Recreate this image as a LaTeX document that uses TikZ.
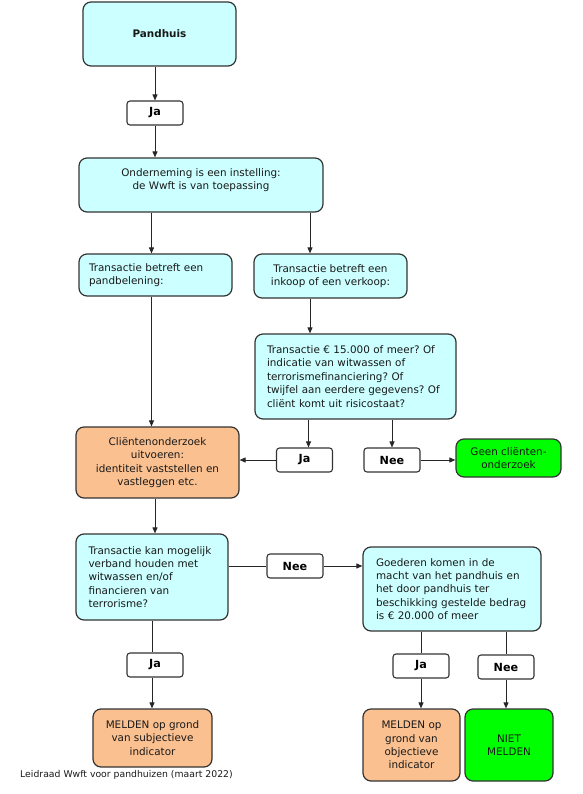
\documentclass[tikz,border=0pt]{standalone}
\usepackage{fontspec}
\setmainfont{DejaVu Sans}
\usetikzlibrary{arrows.meta}
\definecolor{cyanfill}{HTML}{CCFFFF}
\definecolor{orangefill}{HTML}{FAC090}
\definecolor{greenfill}{HTML}{00FF00}
\definecolor{edge}{HTML}{333333}
\frenchspacing
\begin{document}
\begin{tikzpicture}[x=1pt,y=1pt,
  box/.style={draw=edge, line width=1.2pt, rounded corners=8pt, inner sep=0pt, font=\frenchspacing\fontsize{10.4}{13.4}\selectfont, text=black!90},
  cbox/.style={box, fill=cyanfill},
  obox/.style={box, fill=orangefill},
  gbox/.style={box, fill=greenfill},
  ans/.style={draw=edge, line width=1.1pt, rounded corners=3pt, fill=white, minimum width=56pt, minimum height=24pt, inner sep=0pt, font=\fontsize{11.2}{13}\selectfont\bfseries},
  conn/.style={draw=black!85, line width=0.9pt},
  arr/.style={conn, -{Triangle[length=6pt,width=5pt]}},
  sz/.style 2 args={minimum width=#1pt, minimum height=#2pt},
]
\useasboundingbox (0,0) rectangle (582,-794);

\node[cbox, sz={153}{64}, font=\fontsize{10.4}{13.4}\selectfont\bfseries] (pand) at (159.5,-34) {Pandhuis};
\node[ans] (ja1) at (155,-113) {Ja};
\node[cbox, sz={244}{54}, align=center, text depth=12pt] (ond) at (201,-185) {Onderneming is een instelling:\\de Wwft is van toepassing};
\node[cbox, sz={153}{42}, text width=133pt, inner xsep=10pt, align=left] (pb) at (155.5,-275) {Transactie betreft een\\pandbelening:};
\node[cbox, sz={153}{44}, align=center] (ink) at (330.5,-276) {Transactie betreft een\\inkoop of een verkoop:};
\node[cbox, sz={201}{85}, text width=177pt, inner xsep=12pt, align=left] (tr) at (355.5,-376.5) {Transactie € 15.000 of meer? Of\\indicatie van witwassen of\\terrorismefinanciering? Of\\twijfel aan eerdere gegevens? Of\\cliënt komt uit risicostaat?};
\node[obox, sz={163}{71}, align=center] (cl) at (157.5,-462.5) {Cliëntenonderzoek\\uitvoeren:\\identiteit vaststellen en\\vastleggen etc.};
\node[ans] (ja2) at (304.5,-460) {Ja};
\node[ans] (nee1) at (392,-460) {Nee};
\node[gbox, sz={105}{38}, align=center] (geen) at (508.5,-458) {Geen cliënten-\\onderzoek};
\node[cbox, sz={152}{86}, text width=127pt, inner xsep=12.5pt, align=left] (tk) at (152,-577) {Transactie kan mogelijk\\verband houden met\\witwassen en/of\\financieren van\\terrorisme?};
\node[ans] (nee2) at (295,-566) {Nee};
\node[cbox, sz={178}{84}, text width=152pt, inner xsep=13pt, align=left] (goed) at (452,-589) {Goederen komen in de\\macht van het pandhuis en\\het door pandhuis ter\\beschikking gestelde bedrag\\is € 20.000 of meer};
\node[ans] (ja3) at (155,-665) {Ja};
\node[ans] (ja4) at (421,-666) {Ja};
\node[ans] (nee3) at (506,-667) {Nee};
\node[obox, sz={119}{58}, align=center] (ms) at (152.5,-738) {MELDEN op grond\\van subjectieve\\indicator};
\node[obox, sz={97}{72}, align=center] (mo) at (411.5,-745) {MELDEN op\\grond van\\objectieve\\indicator};
\node[gbox, sz={88}{72}, align=center] (niet) at (509,-745) {NIET\\MELDEN};
\node[font=\fontsize{9.3}{11}\selectfont, anchor=west, inner sep=0pt, text=black!90] (foot) at (20,-775) {Leidraad Wwft voor pandhuizen (maart 2022)};

\coordinate (xl) at (151.5,0);
\coordinate (xr) at (310,0);
\coordinate (xc) at (155,0);
\draw[arr] (ja1.north |- pand.south) -- (ja1.north);
\draw[arr] (ja1.south) -- (ja1.south |- ond.north);
\draw[arr] (xl |- ond.south) -- (xl |- pb.north);
\draw[arr] (xr |- ond.south) -- (xr |- ink.north);
\draw[arr] (xr |- ink.south) -- (xr |- tr.north);
\draw[arr] (xl |- pb.south) -- (xl |- cl.north);
\draw[arr] ([xshift=4pt]ja2.north |- tr.south) -- ([xshift=4pt]ja2.north);
\draw[arr] (nee1.north |- tr.south) -- (nee1.north);
\draw[arr] (ja2.west) -- (ja2.west -| cl.east);
\draw[arr] (nee1.east) -- (nee1.east -| geen.west);
\draw[arr] (xc |- cl.south) -- (xc |- tk.north);
\draw[conn] (tk.east |- nee2.west) -- (nee2.west);
\draw[arr] (nee2.east) -- (nee2.east -| goed.west);
\draw[conn] (tk.south) -- (tk.south |- ja3.north);
\draw[arr] (tk.south |- ja3.south) -- (tk.south |- ms.north);
\draw[conn] (ja4.north |- goed.south) -- (ja4.north);
\draw[arr] (ja4.south) -- (ja4.south |- mo.north);
\draw[conn] (nee3.north |- goed.south) -- (nee3.north);
\draw[arr] (nee3.south) -- (nee3.south |- niet.north);
\end{tikzpicture}
\end{document}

◆ **Stated exercise**
Quote, please, every line of the material above from its start through the line that has "(0,0) rectangle (582,-794);", reproducing the words exactly and dropping any images.

◆ **Solution for this task**
Recreate this image as a LaTeX document that uses TikZ.
\documentclass[tikz,border=0pt]{standalone}
\usepackage{fontspec}
\setmainfont{DejaVu Sans}
\usetikzlibrary{arrows.meta}
\definecolor{cyanfill}{HTML}{CCFFFF}
\definecolor{orangefill}{HTML}{FAC090}
\definecolor{greenfill}{HTML}{00FF00}
\definecolor{edge}{HTML}{333333}
\frenchspacing
\begin{document}
\begin{tikzpicture}[x=1pt,y=1pt,
  box/.style={draw=edge, line width=1.2pt, rounded corners=8pt, inner sep=0pt, font=\frenchspacing\fontsize{10.4}{13.4}\selectfont, text=black!90},
  cbox/.style={box, fill=cyanfill},
  obox/.style={box, fill=orangefill},
  gbox/.style={box, fill=greenfill},
  ans/.style={draw=edge, line width=1.1pt, rounded corners=3pt, fill=white, minimum width=56pt, minimum height=24pt, inner sep=0pt, font=\fontsize{11.2}{13}\selectfont\bfseries},
  conn/.style={draw=black!85, line width=0.9pt},
  arr/.style={conn, -{Triangle[length=6pt,width=5pt]}},
  sz/.style 2 args={minimum width=#1pt, minimum height=#2pt},
]
\useasboundingbox (0,0) rectangle (582,-794);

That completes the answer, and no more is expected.